Para decirlo en palabras del filósofo económico de Chicago University, Paul Samuelson, existe un costo de oportunidad en toda decisión, lo que saben los financistas de Wall Street en los valores de Nasdaq: o decidimos tomar decisiones o no las tomamos. En todo sentido, la percepción que tenemos viene a fundar un estado de cosas. La percepción, como saben los publicistas, puede ser creada con golpes de efecto y a través del viejo dilema de las artes comunicativas.

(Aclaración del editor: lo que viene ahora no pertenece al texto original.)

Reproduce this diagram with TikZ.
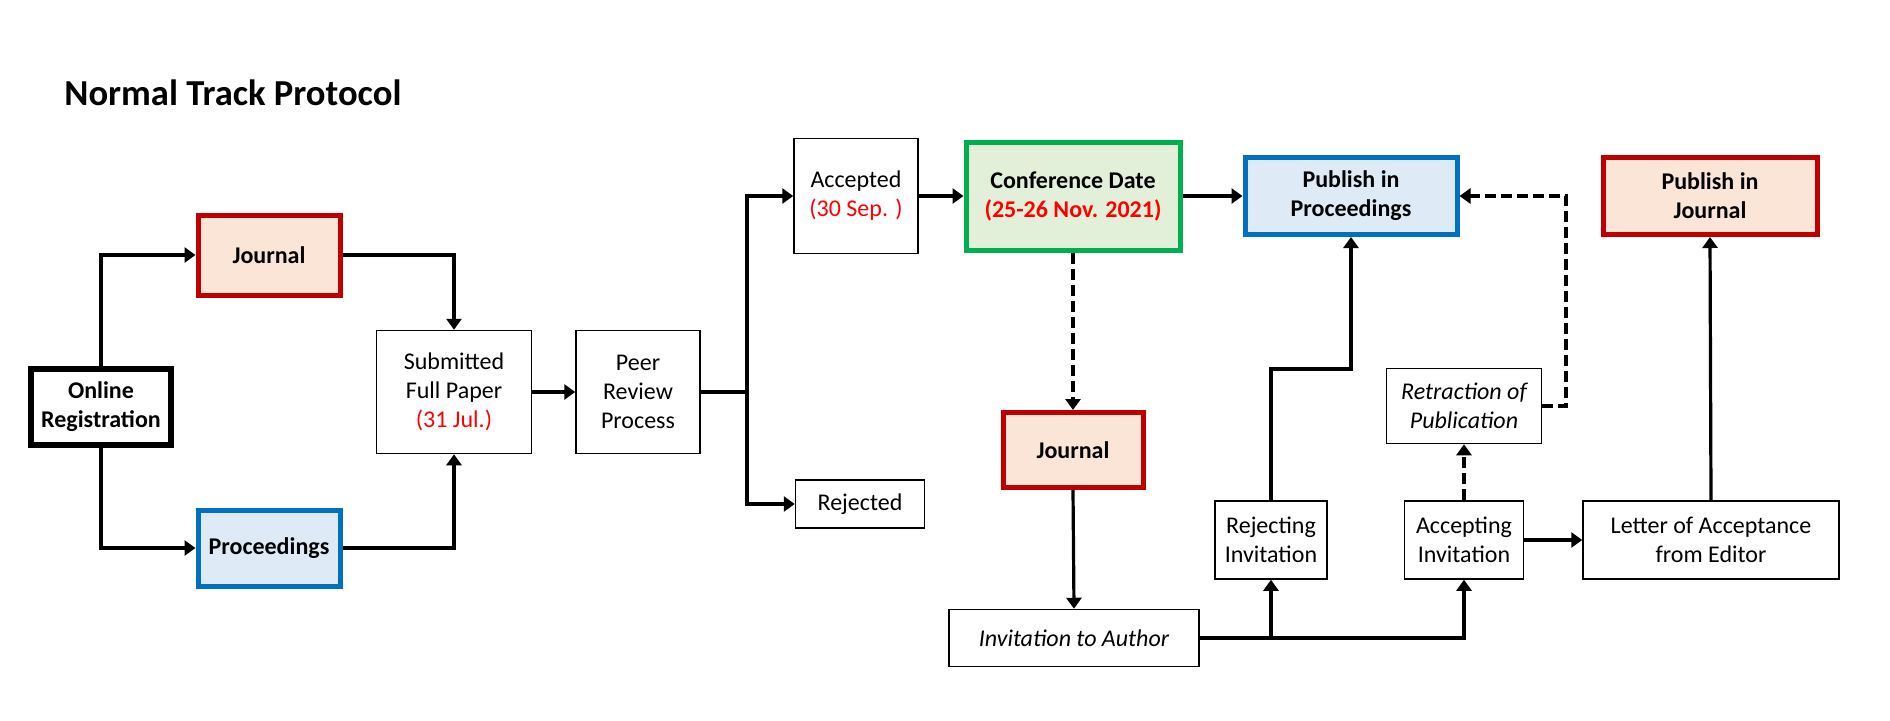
\documentclass[tikz,border=0pt]{standalone}
\usepackage{fontspec}
\setmainfont{Carlito}
\usetikzlibrary{arrows.meta}
\definecolor{jred}{HTML}{C00000}
\definecolor{jfill}{HTML}{FBE5D6}
\definecolor{pblue}{HTML}{0070C0}
\definecolor{pfill}{HTML}{DEEBF7}
\definecolor{cgreen}{HTML}{00B050}
\definecolor{cfill}{HTML}{E2F0D9}
\definecolor{dred}{HTML}{FF0000}
\begin{document}
\begin{tikzpicture}[x=0.5pt,y=-0.5pt,
  base/.style={draw=black,line width=0.75pt,fill=white,align=center,inner sep=0pt,
    font=\fontsize{12}{14.5}\selectfont},
  jbox/.style={base,draw=jred,fill=jfill,line width=2.5pt,font=\fontsize{12}{14.5}\selectfont\bfseries},
  pbox/.style={base,draw=pblue,fill=pfill,line width=2.5pt,font=\fontsize{12}{14.5}\selectfont\bfseries},
  cbox/.style={base,draw=cgreen,fill=cfill,line width=2.5pt,font=\fontsize{12}{14.5}\selectfont\bfseries},
  obox/.style={base,line width=3pt,font=\fontsize{12}{14.5}\selectfont\bfseries},
  conn/.style={line width=1.6pt,-{Triangle[length=5.5pt,width=7.5pt]}},
  plain/.style={line width=1.6pt},
  dconn/.style={conn,line width=2pt,dash pattern=on 5.5pt off 2.5pt},
  date/.style={text=dred}
]
\useasboundingbox (0,0) rectangle (1890,720);

\node[anchor=west,inner sep=0pt,font=\fontsize{18.3}{22}\selectfont\bfseries] (title) at (64,93) {Normal Track Protocol};

\node[jbox,minimum width=71pt,minimum height=40pt] (j1) at (269,255) {Journal};
\node[obox,minimum width=70pt,minimum height=38pt] (or) at (101,407) {Online\\Registration};
\node[pbox,minimum width=71pt,minimum height=38pt] (pro) at (269,548) {Proceedings};
\node[base,minimum width=77.5pt,minimum height=61.5pt] (sub) at (454,392) {Submitted\\Full Paper\\\textcolor{dred}{(31 Jul.)}};
\node[base,minimum width=62pt,minimum height=61.5pt] (peer) at (638,392) {Peer\\Review\\Process};
\node[base,minimum width=62pt,minimum height=57.5pt] (acc) at (856,196) {Accepted\\\textcolor{dred}{(30 Sep. )}};
\node[base,minimum width=64.5pt,minimum height=24pt] (rej) at (860,504) {Rejected};
\node[cbox,minimum width=107pt,minimum height=54pt] (conf) at (1073,196) {Conference Date\\\textcolor{dred}{(25-26 Nov. 2021)}};
\node[jbox,minimum width=70pt,minimum height=37.5pt] (j2) at (1073,450) {Journal};
\node[base,minimum width=125pt,minimum height=28.5pt,font=\fontsize{12}{14.5}\selectfont\itshape] (inv) at (1074,638) {Invitation to Author};
\node[pbox,minimum width=106pt,minimum height=38.5pt] (pp) at (1351,196) {Publish in\\Proceedings};
\node[jbox,minimum width=107pt,minimum height=38.5pt] (pj) at (1710,196) {Publish in\\Journal};
\node[base,minimum width=77.5pt,minimum height=37.5pt,font=\fontsize{12}{14.5}\selectfont\itshape] (ret) at (1464,406) {Retraction of\\Publication};
\node[base,minimum width=56pt,minimum height=39pt] (rejg) at (1271,540) {Rejecting\\Invitation};
\node[base,minimum width=59.5pt,minimum height=39pt] (accg) at (1464,540) {Accepting\\Invitation};
\node[base,minimum width=128pt,minimum height=39pt] (let) at (1711,540) {Letter of Acceptance\\from Editor};

\coordinate (br) at (747,392);
\coordinate (k1) at (1271,369);
\coordinate (k2) at (1566,406);

\draw[conn] (or.north) |- (j1.west);
\draw[conn] (or.south) |- (pro.west);
\draw[conn] (j1.east) -| (sub.north);
\draw[conn] (pro.east) -| (sub.south);
\draw[conn] (sub.east) -- (peer.west);
\draw[plain] (peer.east) -- (br);
\draw[conn] (br) |- (acc.west);
\draw[conn] (br) |- (rej.west);
\draw[conn] (acc.east) -- (conf.west);
\draw[conn] (conf.east) -- (pp.west);
\draw[dconn] (conf.south) -- (j2.north);
\draw[conn] (j2.south) -- (inv.north);
\draw[conn] (inv.east) -| (rejg.south);
\draw[conn] (inv.east) -| (accg.south);
\draw[conn] (rejg.north) -- (k1) -| (pp.south);
\draw[dconn] (accg.north) -- (ret.south);
\draw[dconn] (ret.east) -- (k2) |- (pp.east);
\draw[conn] (accg.east) -- (let.west);
\draw[conn] (let.north) -- (pj.south);
\end{tikzpicture}
\end{document}
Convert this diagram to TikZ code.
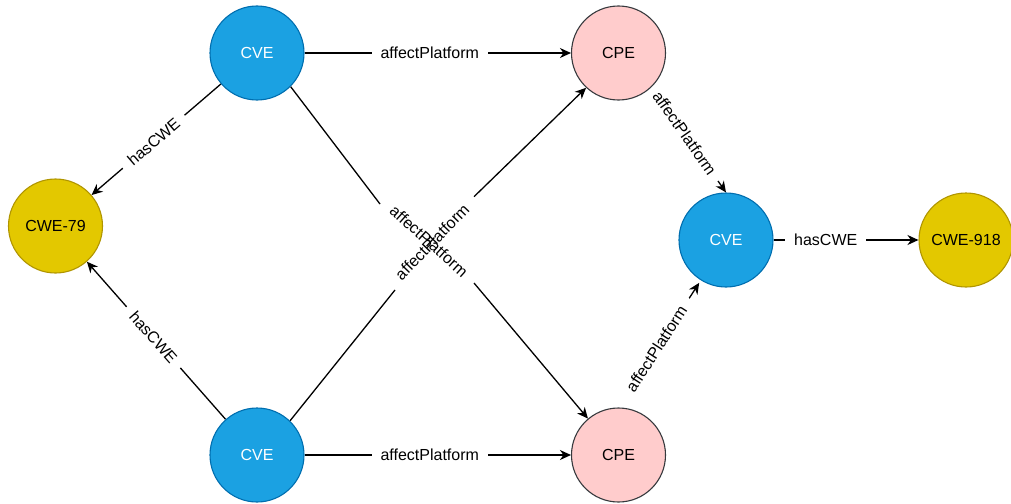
\documentclass[tikz,border=0pt]{standalone}
\usepackage{fontspec}
\setmainfont{Liberation Sans}
\usetikzlibrary{arrows.meta}
\definecolor{cvefill}{HTML}{1BA1E2}
\definecolor{cvedraw}{HTML}{006EAF}
\definecolor{cpefill}{HTML}{FFCCCC}
\definecolor{cpedraw}{HTML}{36393D}
\definecolor{cwefill}{HTML}{E3C800}
\definecolor{cwedraw}{HTML}{B09500}
\pgfdeclarelayer{edges}
\pgfsetlayers{edges,main}
\begin{document}
\begin{tikzpicture}[x=1pt,y=-1pt,
  every node/.style={font=\fontsize{16}{19}\selectfont},
  ent/.style={circle, minimum size=94pt, inner sep=0pt, line width=1.1pt},
  cve/.style={ent, fill=cvefill, draw=cvedraw, text=white},
  cpe/.style={ent, fill=cpefill, draw=cpedraw, text=black},
  cwe/.style={ent, fill=cwefill, draw=cwedraw, text=black},
  rel/.style={draw=black, line width=1.3pt, -{Stealth[length=11pt,width=10pt,inset=3.5pt]}},
  plainrel/.style={draw=black, line width=1.3pt},
  lbl/.style={fill=white, inner xsep=9pt, inner ysep=2pt, text=black},
  xlbl/.style={inner sep=0pt, text=black}
]
\useasboundingbox (0,0) rectangle (1011,503);
\node[cve] (cveT) at (257,53) {CVE};
\node[cpe] (cpeT) at (618.5,53) {CPE};
\node[cwe] (cwe79) at (55.5,226) {CWE-79};
\node[cve] (cveM) at (726,240) {CVE};
\node[cwe] (cwe918) at (966,240) {CWE-918};
\node[cve] (cveB) at (257,455) {CVE};
\node[cpe] (cpeB) at (618.5,455) {CPE};
\coordinate (g1) at (380,204);
\coordinate (g2) at (474,283);
\coordinate (g3) at (395,290);
\coordinate (g4) at (474,196.7);
\begin{pgfonlayer}{edges}
\draw[rel] (cveT) -- node[lbl,pos=0.47]{affectPlatform} (cpeT);
\draw[rel] (cveB) -- node[lbl,pos=0.47]{affectPlatform} (cpeB);
\draw[rel] (cveT) -- node[lbl,sloped,pos=0.52]{hasCWE} (cwe79);
\draw[rel] (cveB) -- node[lbl,sloped,pos=0.52]{hasCWE} (cwe79);
\draw[rel] (cveM) -- node[lbl,pos=0.36]{hasCWE} (cwe918);
\draw[rel] (cpeT.-45) -- node[lbl,sloped,pos=0.44]{affectPlatform} (cveM.north);
\draw[rel, shorten >=3pt, shorten <=14pt] (cpeB.north) -- node[lbl,sloped,pos=0.46,inner xsep=11pt]{affectPlatform} (cveM.238);
\draw[plainrel] (cveT.-45) -- (g1);
\draw[rel] (g2) -- (cpeB.130);
\draw[plainrel] (cveB.46) -- (g3);
\draw[rel] (g4) -- (cpeT.-133);
\node[xlbl, rotate=-42] (la) at (429,241) {affectPlatform};
\node[xlbl, rotate=46] (lb) at (432,242) {affectPlatform};
\end{pgfonlayer}
\end{tikzpicture}
\end{document}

Doy un ejemplo: el manejo de la crisis de 1994 cuando Peña Gómez tuvo que transigir ante Balaguer, nos dice que el mundo de las percepciones es fundamental en la reacción de la gente y de los líderes. Lo que percibe un líder de lo que existe nos puede mover por el delicado territorio de las decisiones que se toman y que pueden incluir y afectar a toda una comunidad, verbigracia, como corrobora la historia; existió un abril de 1965, así como existió un terremoto en 1946 en el mar que barrió la bahía escocesa, solo que aquello fue natural y aunque los seres humanos son parte de la naturaleza, no menos cierto es que las decisiones de los líderes aplacan las iras de otros, o conducen al marasmo de malas decisiones –económicas, por ejemplo–, que conducen a todo un país o a una sociedad por vericuetos casi impronunciables de los fatalismos y las catástrofes.